Latest update February 16th, 2025 7:49 PM
Jan 30, 2014 News
In alluding to the inconsistencies related to the sentencing of persons convicted of marijuana possession, the Guyana Human Rights Association (GHRA), in a statement issued yesterday, amplified its concern about recent comments made by Minister of Home Affairs, Clement Rohee.
Minister Rohee earlier this week rejected any possibility of Guyana legalizing the currently prohibited substance which is recognized as a religious herb by some individuals.
According to the GHRA, “While the recent categorical rejection by the Minister of Home Affairs of the possibility of decriminalizing the use and possession of marijuana may meet with a mixed reception, the incoherent and unfair manner in which the law is currently applied must surely be a matter of universal discomfort.”
The human rights body made reference to the “disproportionate harshness” of sentencing for possession of marijuana in contrast with the apparent “inability of the police or CANU ever to detect, much less convict the main suppliers of cocaine.”
The GHRA detailed a number of marijuana cases taken to the courts that are indicative of the lopsided course of justice that has been meted out over the years.
Making reference to a case in November last year, the GHRA detailed a court hearing where a woman was sentenced to 12 years imprisonment and fined $120, 000 on four charges for possession and trafficking of 2.8 grams of cannabis and one gram of cocaine.
It was particularly emphasized that it was the day after being found with the substance that the sentence was handed down.
“Several factors about this case are disturbing,” pointed out the GHRA, which stated that “the habit of separating ‘possession’ as a separate case from ‘trafficking’ for the purpose of increasing the sentence is perverse on the part of the police.”

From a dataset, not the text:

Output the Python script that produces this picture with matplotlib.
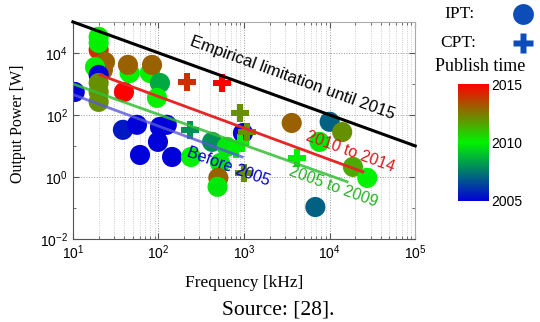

In asserting that trafficking assumes possession, the GHRA noted “that a woman should be sentenced to three years for possession of 2.8 grams of marijuana at a time when many countries are actively de-criminalizing marijuana possession is bizarre.”
The woman in question has in fact received a further three years for possession of one gram of cocaine.
The harshness of the 12-year sentence, the GHRA noted, is counter-productive since it gives the impression that the risk is greater in trafficking marijuana than cocaine because ‘coke’ is more lucrative and the penalty is the same.
Another counter-productive feature outlined is the fact that people could be discouraged from ever pleading ‘not guilty’.
The GHRA observed that professional mules carrying kilos of cocaine through Cheddi Jagan airport “rarely, if ever, attract more than four years.”
A cursory review over the past three years, outlined by the GHRA, shows extensive discrepancy in sentencing ranging from a New Amsterdam man being imprisoned for five years and fined $4.9M for possession of 1.8 grams of cannabis while a woman received 18 months plus $30,000 for trafficking 150 grams of cannabis and eight grams of cocaine.
And then there was the case of a man walking home with his friend from a Bar who received three years and $20,000 for possession of three grams of cocaine and two grams of cannabis.
He informed the court that his friend was not charged because he paid the police $20,000 while he had no money to do so.
The GHRA also alluded to a case where an 18-year-old woman was remanded to prison for possession of 26 grams of marijuana found in a house after police had followed her.
As reported, bail was refused “because of the seriousness of the offence.”
The GHRA, commenting on the case at the time stated, “The practice of finding narcotics in a house and the police charging whoever happens to be on the premises is an abuse which has resulted in many innocent people being jailed over the years.”
“The standard operating procedure is to arrest a range of people in the hope that between them one will plead guilty. Many similar cases have seen men ending up in Camp Street and female partners in New Amsterdam prison for a statutory three-year sentence over small quantities of marijuana, working great hardships on children and everyone concerned,” pointed out the GHRA.
It was underscored by the GHRA that while sting operations by the police have their place in crime-fighting, in the context of policing in Guyana they nonetheless raise misgivings.
According to the human rights body, too, the widespread harassment by police officers of innocent citizens for bribes and other abuses of authority renders such approaches unsafe.
The circumstances of the charges against the woman who received 12 years, whereby the police went to her home to purchase drugs, leaves a lot unsaid, noted the GHRA. “Did she live alone in the house? Were any females involved in the sting? What promises were made that may have misled her to plead guilty?
The contrast between the prison terms handed down in haphazard fashion to the street runners and other ‘small fish’ contrast sharply with the inability of the police to put drug suppliers before the court, underscored the GHRA.
“It prompts the question whether the same thought ever crosses the minds of magistrates?”